**Work to complete**
Find the lines holding the string "LaTeX" in the data, then copy all of them.

**Provided data**
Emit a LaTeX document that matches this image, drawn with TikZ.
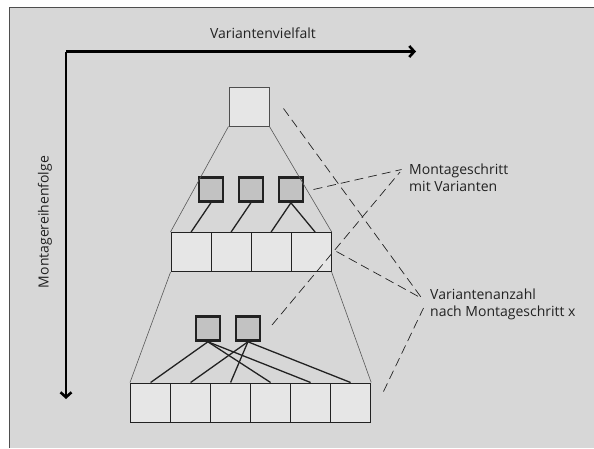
\documentclass[tikz,border=0pt]{standalone}
\usepackage{fontspec}
\setmainfont{Open Sans}
\usetikzlibrary{arrows.meta}
\definecolor{bg}{HTML}{D7D7D7}
\definecolor{lightbox}{HTML}{E6E6E6}
\definecolor{darkbox}{HTML}{C2C2C2}
\definecolor{ink}{HTML}{222222}
\tikzset{
  cell/.style={draw=ink, line width=1.2pt, fill=lightbox, minimum width=40pt, minimum height=39pt, inner sep=0pt, anchor=north west},
  topcell/.style={draw=ink!80, line width=0.9pt, fill=lightbox, minimum width=40pt, minimum height=39pt, inner sep=0pt, anchor=north west},
  stepbox/.style={draw=ink, line width=2.8pt, fill=darkbox, minimum width=24pt, minimum height=24pt, inner sep=0pt, anchor=north west},
  link/.style={draw=ink, line width=1.3pt},
  hull/.style={draw=ink!75, line width=0.6pt},
  callout/.style={draw=ink, line width=0.7pt, dash pattern=on 9pt off 5pt},
  axis/.style={draw=black, line width=2.6pt, -{Straight Barb[length=5pt,width=11pt,line width=2.6pt]}},
  label/.style={font=\fontsize{14}{17}\selectfont, align=left, inner sep=0pt, text=ink}
}
\begin{document}
\begin{tikzpicture}[x=1pt,y=-1pt]
\useasboundingbox (0,0) rectangle (594,448);
\clip (0,0) rectangle (594,448);
% frame: only the top and left edges lie inside the page
\fill[white] (0,0) rectangle (594,448);
\fill[bg] (9,7.5) rectangle (594,448);
\draw[ink!80, line width=0.8pt] (9,448) -- (9,7.5) -- (594,7.5);

% axes
\coordinate (origin) at (66,51.5);
\coordinate (xend) at (416,51.5);
\coordinate (yend) at (66,399);
\draw[axis] (origin) -- (xend);
\draw[axis] (origin) -- (yend);
\node[label, anchor=center] (xlab) at (263,33) {Variantenvielfalt};
\node[label, anchor=center, rotate=90] (ylab) at (45,222) {Montagereihenfolge};

% top element
\node[topcell] (top) at (228.5,86.5) {};

% first assembly step
\node[stepbox] (s1) at (197.5,176) {};
\node[stepbox] (s2) at (237.5,176) {};
\node[stepbox] (s3) at (277.5,176) {};

% variants after first step
\foreach \i in {1,...,4} {
  \node[cell] (m\i) at ({170.5+40*(\i-1)},232) {};
}

% second assembly step
\node[stepbox] (t1) at (194.5,315) {};
\node[stepbox] (t2) at (234.5,315) {};

% variants after second step
\foreach \i in {1,...,6} {
  \node[cell] (b\i) at ({130+40*(\i-1)},382.5) {};
}

% hull lines
\draw[hull] (top.south west) -- (m1.north west);
\draw[hull] (top.south east) -- (m4.north east);
\draw[hull] (m1.south west) -- (b1.north west);
\draw[hull] (m4.south east) -- (b6.north east);

% step-to-variant links
\draw[link] (s1.south) -- (m1.north);
\draw[link] (s2.south) -- (m2.north);
\draw[link] (s3.south) -- (m3.north);
\draw[link] (s3.south) -- ([xshift=4pt]m4.north);
\draw[link] (t1.south) -- (b1.north);
\draw[link] (t1.south) -- (b4.north);
\draw[link] (t1.south) -- (b5.north);
\draw[link] (t2.south) -- (b2.north);
\draw[link] (t2.south) -- (b3.north);
\draw[link] (t2.south) -- (b6.north);

% labels
\node[label, anchor=west] (lstep) at (409,178) {Montageschritt\\mit Varianten};
\node[label, anchor=west] (lcount) at (430,304) {Variantenanzahl\\nach Montageschritt x};

% callout anchors
\coordinate (cs1) at (401.5,169.5);
\coordinate (cs2) at (400,172);
\coordinate (cc1) at (422,298.5);
\coordinate (cc2) at (423.5,308);
\coordinate (e1) at (313.5,189.5);
\coordinate (e2) at (272,325);
\coordinate (f1) at (283.5,108.5);
\coordinate (f2) at (336.5,251.5);
\coordinate (f3) at (383.5,391.5);

\draw[callout] (e1) -- (cs1);
\draw[callout] (e2) -- (cs2);
\draw[callout] (f1) -- (cc1);
\draw[callout] (f2) -- (cc1);
\draw[callout] (f3) -- (cc2);
\end{tikzpicture}
\end{document}
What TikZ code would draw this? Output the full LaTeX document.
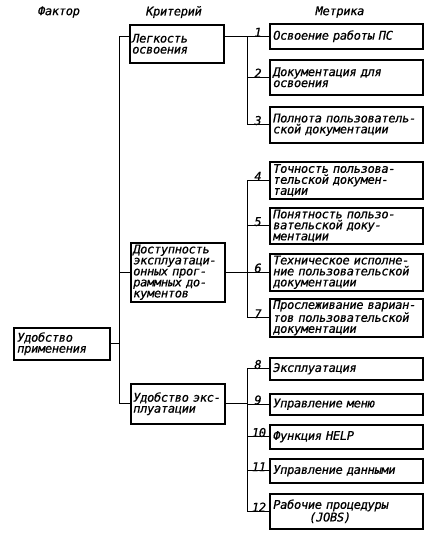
\documentclass[tikz,border=0pt]{standalone}
\usepackage{fontspec}
\setmainfont[LetterSpace=-2.5,FakeBold=0.6]{DejaVu Sans Mono}
\hyphenpenalty=10000
\exhyphenpenalty=10000
\begin{document}
\begin{tikzpicture}[x=1pt,y=-1pt,
  txt/.style={font=\itshape\fontsize{12}{11}\selectfont},
  box/.style={txt,draw,line width=1.5pt,anchor=north west,inner xsep=3.5pt,inner ysep=1pt,align=left},
  mbox/.style={box,text width=146pt},
  cbox/.style={box,inner xsep=2.5pt,text width=89pt},
  num/.style={txt,anchor=south,inner sep=1pt},
  conn/.style={line width=1pt}]
\useasboundingbox (0,0) rectangle (426,536);
% headers
\node[txt] (h1) at (59,12) {Фактор};
\node[txt] (h2) at (174,12) {Критерий};
\node[txt] (h3) at (340,12) {Метрика};
% factor
\node[box,text width=89pt,minimum height=32pt] (f) at (13,327) {Удобство\\применения};
% criteria
\node[cbox,minimum height=38pt] (c1) at (129,24) {Легкость\\освоения\\[4pt]};
\node[cbox,minimum height=59pt] (c2) at (130,242) {Доступность\\эксплуатаци-\\онных прог-\\раммных до-\\кументов};
\node[cbox,minimum height=40pt] (c3) at (130,383) {\mbox{Удобство экс-}\\плуатации};
% metrics
\node[mbox,minimum height=25pt] (m1) at (269,23) {Освоение работы ПС};
\node[mbox,minimum height=35pt] (m2) at (269,59) {Документация для\\освоения};
\node[mbox,minimum height=36pt] (m3) at (269,106) {Полнота пользователь-\\ской документации};
\node[mbox,minimum height=37pt] (m4) at (269,161) {Точность пользова-\\тельской докумен-\\тации};
\node[mbox,minimum height=36pt] (m5) at (269,207) {Понятность пользо-\\вательской доку-\\ментации};
\node[mbox,minimum height=37pt] (m6) at (269,253) {Техническое исполне-\\ние пользовательской\\документации};
\node[mbox,minimum height=38pt] (m7) at (269,298) {\mbox{Прослеживание вариан-}\\тов пользовательской\\документации};
\node[mbox,minimum height=22pt] (m8) at (269,357) {Эксплуатация};
\node[mbox,minimum height=21pt] (m9) at (269,393) {Управление меню};
\node[mbox,minimum height=24pt] (m10) at (269,424) {Функция HELP};
\node[mbox,minimum height=24pt] (m11) at (269,458) {Управление данными};
\node[mbox,minimum height=35pt] (m12) at (269,493) {Рабочие процедуры\\\hspace*{36pt}(JOBS)};
% bus coordinates
\coordinate (a) at (119,0);
\coordinate (b) at (247,0);
% level 1 connectors
\draw[conn] (c1.west |- m1.west) -- (a |- m1.west) -- (a |- c3.west) -- (c3.west);
\draw[conn] (c2.west) -- (a |- c2.west);
\draw[conn] (f.east) -- (a |- f.east);
% group 1
\draw[conn] (c1.east |- m1.west) -- (m1.west);
\draw[conn] (b |- m1.west) -- (b |- m3.west) -- (m3.west);
\draw[conn] (b |- m2.west) -- (m2.west);
% group 2
\draw[conn] (c2.east) -- (b |- c2.east);
\draw[conn] (m4.west) -- (b |- m4.west) -- (b |- m7.west) -- (m7.west);
\draw[conn] (b |- m5.west) -- (m5.west);
\draw[conn] (b |- m6.west) -- (m6.west);
% group 3
\draw[conn] (c3.east) -- (b |- c3.east);
\draw[conn] (m8.west) -- (b |- m8.west) -- (b |- m12.west) -- (m12.west);
\draw[conn] (b |- m9.west) -- (m9.west);
\draw[conn] (b |- m10.west) -- (m10.west);
\draw[conn] (b |- m11.west) -- (m11.west);
% numbers
\node[num] (n1) at ([xshift=-11pt,yshift=-1.5pt]m1.west) {1};
\node[num] (n2) at ([xshift=-11pt,yshift=-1.5pt]m2.west) {2};
\node[num] (n3) at ([xshift=-11pt,yshift=-1.5pt]m3.west) {3};
\node[num] (n4) at ([xshift=-11pt,yshift=-1.5pt]m4.west) {4};
\node[num] (n5) at ([xshift=-11pt,yshift=-1.5pt]m5.west) {5};
\node[num] (n6) at ([xshift=-11pt,yshift=-1.5pt]m6.west) {6};
\node[num] (n7) at ([xshift=-11pt,yshift=-1.5pt]m7.west) {7};
\node[num] (n8) at ([xshift=-11pt,yshift=-1.5pt]m8.west) {8};
\node[num] (n9) at ([xshift=-11pt,yshift=-1.5pt]m9.west) {9};
\node[num] (n10) at ([xshift=-10pt,yshift=-1.5pt]m10.west) {10};
\node[num] (n11) at ([xshift=-10pt,yshift=-1.5pt]m11.west) {11};
\node[num] (n12) at ([xshift=-10pt,yshift=-1.5pt]m12.west) {12};
\end{tikzpicture}
\end{document}
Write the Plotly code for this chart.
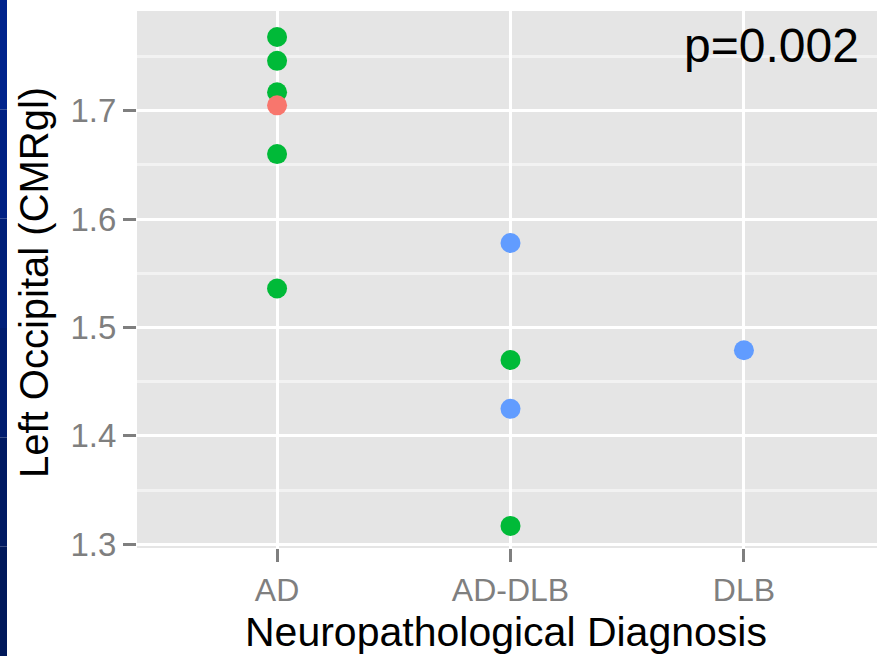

**Result for this exercise**
Emit a LaTeX document that matches this image, drawn with TikZ.
What TikZ code would draw this? Output the full LaTeX document.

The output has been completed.